Attempting to sync Databricks using ABFS file sync by Year and would like to leverage the Views capability for a single View of each of the years.
We’ve been struggling a bit with Agent performance and the Databricks connector and are thinking this may be a way to solve for that.
We know we can run a Pipeline to Union them all, but that takes an extremely long time with 100M+ rows.
I also tried the Union Files approach in Pipeline Builder…and you guessed it, failed due to Memory Error.
We’re a fairly large retailer, but I think we’re really pushing Foundry a bit given our infrastructure (Databricks with Delta tables). I REALLY wish Databricks could mimic the Delta functionality/JSONs used in Databricks.
Would you be able use “direct connection” rather than “agent-based” connection?
If so, would recommend using the “virtual tables” feature to register your Databricks Delta tables stored in ABFS. This avoids the need to do file-based syncing and unioning. See the documentation here.

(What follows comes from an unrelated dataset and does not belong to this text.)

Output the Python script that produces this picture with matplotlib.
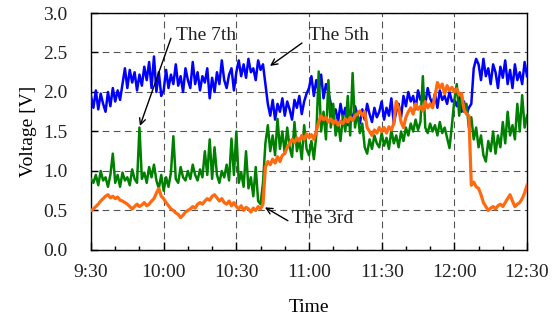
import numpy as np
import matplotlib
matplotlib.use('Agg')
import matplotlib.pyplot as plt

# ─── DATA (one reading per minute, 9:30 -> 12:30) ────────────
t_labels = ['9:30', '10:00', '10:30', '11:00', '11:30', '12:00', '12:30']

v_5th = [
    1.95, 1.80, 2.02, 1.78, 1.98, 1.85, 1.75, 2.00, 1.82, 2.05,
    1.88, 2.02, 1.90, 2.10, 2.30, 2.05, 2.28, 2.12, 2.25, 2.02,
    2.22, 2.08, 2.32, 2.15, 2.38, 2.05, 2.45, 2.00, 2.25, 1.95,
    2.02, 2.28, 2.05, 2.22, 2.10, 2.35, 2.08, 2.20, 2.00, 2.30,
    2.15, 2.05, 2.38, 2.10, 2.25, 2.02, 2.20, 2.12, 2.30, 1.92,
    2.18, 2.00, 2.25, 2.10, 2.40, 2.15, 2.05, 2.22, 2.30, 2.02,
    2.25, 2.40, 2.20, 2.35, 2.18, 2.42, 2.25, 2.30, 2.15, 2.40,
    2.28, 2.35, 2.10, 1.85, 1.70, 1.90, 1.65, 1.85, 1.75, 1.92,
    1.70, 1.88, 1.78, 1.65, 1.90, 1.80, 1.95, 1.72, 1.88, 1.98,
    2.05, 2.20, 1.95, 2.15, 2.00, 2.22, 1.92, 2.10, 2.00, 1.85,
    1.70, 1.78, 1.62, 1.85, 1.68, 1.80, 1.58, 1.75, 1.65, 1.82,
    1.70, 1.60, 1.78, 1.65, 1.85, 1.72, 1.62, 1.80, 1.68, 1.75,
    1.88, 1.65, 1.80, 1.70, 1.92, 1.60, 1.75, 1.85, 1.68, 1.95,
    1.82, 2.00, 1.88, 1.95, 1.78, 2.02, 1.90, 1.98, 1.85, 2.05,
    1.92, 1.85, 1.98, 1.80, 2.02, 1.90, 1.95, 1.85, 2.00, 1.88,
    1.90, 1.82, 1.95, 1.75, 1.88, 1.72, 1.80, 1.85, 2.30, 2.42,
    2.35, 2.15, 2.42, 2.20, 2.30, 2.10, 2.35, 2.25, 2.05, 2.32,
    2.18, 2.40, 2.10, 2.28, 2.05, 2.35, 2.15, 2.25, 2.10, 2.38, 2.20,
]

v_7th = [
    0.90, 0.85, 0.95, 0.82, 1.00, 0.88, 0.92, 0.80, 0.95, 1.22,
    0.85, 0.95, 0.80, 0.98, 0.88, 0.92, 0.82, 1.02, 0.90, 0.85,
    1.55, 0.90, 0.98, 0.85, 1.05, 0.92, 1.08, 0.88, 0.78, 0.95,
    0.75, 0.92, 0.80, 0.98, 1.44, 0.90, 0.85, 1.05, 0.92, 0.88,
    1.00, 0.90, 1.08, 0.95, 0.88, 1.02, 0.92, 1.25, 0.95, 1.40,
    0.90, 1.30, 0.95, 0.85, 1.00, 0.92, 1.08, 0.88, 1.41, 0.95,
    1.50, 0.85, 0.98, 0.80, 1.25, 0.78, 0.92, 0.68, 1.05, 0.62,
    0.58, 0.85, 1.35, 1.58, 1.25, 1.45, 1.20, 1.66, 1.28, 1.50,
    1.22, 1.55, 1.30, 1.18, 1.62, 1.25, 1.40, 1.15, 1.58, 1.28,
    1.20, 1.38, 1.15, 1.45, 2.26, 1.50, 1.75, 1.40, 2.15, 1.55,
    1.85, 1.45, 1.62, 1.38, 1.70, 1.50, 1.95, 1.45, 2.24, 1.55,
    1.75, 1.48, 1.60, 1.30, 1.22, 1.40, 1.28, 1.45, 1.35, 1.30,
    1.48, 1.32, 1.42, 1.28, 1.52, 1.35, 1.45, 1.30, 1.50, 1.38,
    1.55, 1.45, 1.60, 1.50, 1.65, 1.52, 1.62, 2.20, 1.55, 1.48,
    1.60, 1.50, 1.58, 1.45, 1.62, 1.48, 1.55, 1.42, 1.29, 1.58,
    1.90, 2.10, 1.70, 1.95, 1.75, 1.85, 1.55, 1.68, 1.40, 1.55,
    1.30, 1.45, 1.20, 1.12, 1.38, 1.25, 1.50, 1.22, 1.45, 1.30,
    1.62, 1.35, 1.75, 1.45, 1.58, 1.40, 1.85, 1.50, 1.96, 1.55, 1.70,
]

v_3rd = [
    0.50, 0.52, 0.55, 0.58, 0.62, 0.65, 0.68, 0.70, 0.66, 0.68,
    0.65, 0.67, 0.63, 0.62, 0.60, 0.58, 0.55, 0.52, 0.55, 0.58,
    0.55, 0.57, 0.60, 0.56, 0.58, 0.62, 0.65, 0.72, 0.78, 0.68,
    0.65, 0.60, 0.56, 0.52, 0.50, 0.47, 0.45, 0.41, 0.44, 0.48,
    0.50, 0.52, 0.55, 0.53, 0.58, 0.60, 0.58, 0.62, 0.65, 0.63,
    0.68, 0.70, 0.66, 0.62, 0.65, 0.60, 0.58, 0.62, 0.56, 0.60,
    0.55, 0.52, 0.56, 0.50, 0.54, 0.52, 0.48, 0.53, 0.50, 0.55,
    0.52, 0.58, 1.05, 1.12, 1.08, 1.15, 1.10, 1.18, 1.12, 1.20,
    1.22, 1.30, 1.35, 1.40, 1.36, 1.42, 1.38, 1.45, 1.40, 1.47,
    1.42, 1.46, 1.40, 1.50, 1.62, 1.70, 1.65, 1.68, 1.62, 1.66,
    1.60, 1.64, 1.58, 1.63, 1.60, 1.66, 1.62, 1.68, 1.64, 1.70,
    1.72, 1.76, 1.70, 1.75, 1.55, 1.50, 1.45, 1.52, 1.48, 1.55,
    1.50, 1.55, 1.48, 1.56, 1.52, 1.60, 1.88, 1.80, 1.62, 1.55,
    1.68, 1.75, 1.80, 1.72, 1.85, 1.78, 1.82, 1.76, 1.88, 1.80,
    1.85, 1.80, 1.95, 2.12, 2.05, 2.10, 1.98, 2.08, 2.02, 2.06,
    2.00, 2.04, 1.96, 1.98, 1.78, 1.72, 1.70, 0.82, 0.86, 0.80,
    0.78, 0.70, 0.60, 0.55, 0.50, 0.53, 0.55, 0.52, 0.56, 0.58,
    0.55, 0.60, 0.65, 0.70, 0.62, 0.55, 0.58, 0.60, 0.65, 0.72, 0.82,
]

minutes = np.arange(len(v_5th))

# ─── STYLE ───────────────────────────────────────────────────
plt.rcParams.update({
    'font.family': ['Liberation Serif', 'DejaVu Serif'],
    'font.size': 14,
    'axes.linewidth': 1.0,
    'text.color': '#222222',
    'xtick.labelcolor': '#222222',
    'ytick.labelcolor': '#222222',
})

fig = plt.figure(figsize=(5.6, 3.25), dpi=100)
ax = fig.add_axes([0.1625, 0.2308, 0.7786, 0.7292])

ax.plot(minutes, v_5th, color='#0000FF', lw=1.8, zorder=3)
ax.plot(minutes, v_7th, color='#008000', lw=1.8, zorder=4)
ax.plot(minutes, v_3rd, color='#FF6A10', lw=2.3, zorder=5)

ax.set_xlim(0, 180)
ax.set_ylim(0, 3.0)
ax.set_xticks(np.arange(0, 181, 30))
ax.set_xticklabels(t_labels)
ax.set_xticks(np.arange(0, 181, 10), minor=True)
ax.set_yticks(np.arange(0, 3.01, 0.5))
ax.set_yticklabels([f'{v:.1f}' for v in np.arange(0, 3.01, 0.5)])
ax.tick_params(which='major', direction='in', length=6, width=1.0, pad=10)
ax.tick_params(which='minor', direction='in', length=3, width=1.0)
ax.tick_params(axis='y', which='major', length=5, pad=17)
ax.grid(True, which='major', color='#555555', linestyle=(0, (6, 4)), linewidth=0.8)
ax.set_axisbelow(True)

ax.set_xlabel('Time', labelpad=13)
ax.set_ylabel('Voltage [V]', labelpad=4)

arw = dict(arrowstyle='->', color='black', lw=1.0, mutation_scale=11,
           shrinkA=0, shrinkB=0)
ax.annotate('', xy=(20.2, 1.57), xytext=(33.0, 2.68), arrowprops=arw, zorder=6)
ax.text(35, 2.72, 'The 7th', ha='left', va='center')
ax.annotate('', xy=(73.9, 2.33), xytext=(87.1, 2.62), arrowprops=arw, zorder=6)
ax.text(90, 2.72, 'The 5th', ha='left', va='center')
ax.annotate('', xy=(71.8, 0.54), xytext=(81.3, 0.37), arrowprops=arw, zorder=6)
ax.text(83, 0.40, 'The 3rd', ha='left', va='center')

plt.savefig('out.png', dpi=100)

Alternatively, if you want to do data ingests (syncs) rather than virtualization, you can reach out your Palantir admin for help enabling “Cloud Fetch” on your Databricks (JDBC) connector. This should help with the performance issues you were experiencing. This approach is supported for both direct connections and agent-based connections.
Note: our product team is exploring enabling Cloud Fetch by default, which would make this easier in future.
+1 for using virtual tables, it’s working extremely well!
1 Like
We have had a lot of success with Virtual Tables, but our scale of data in some of these tables is a challenge even with Virtual.
We’ve reached out re: Cloud Fetch, and still digging into Views (if that’s not deprecated).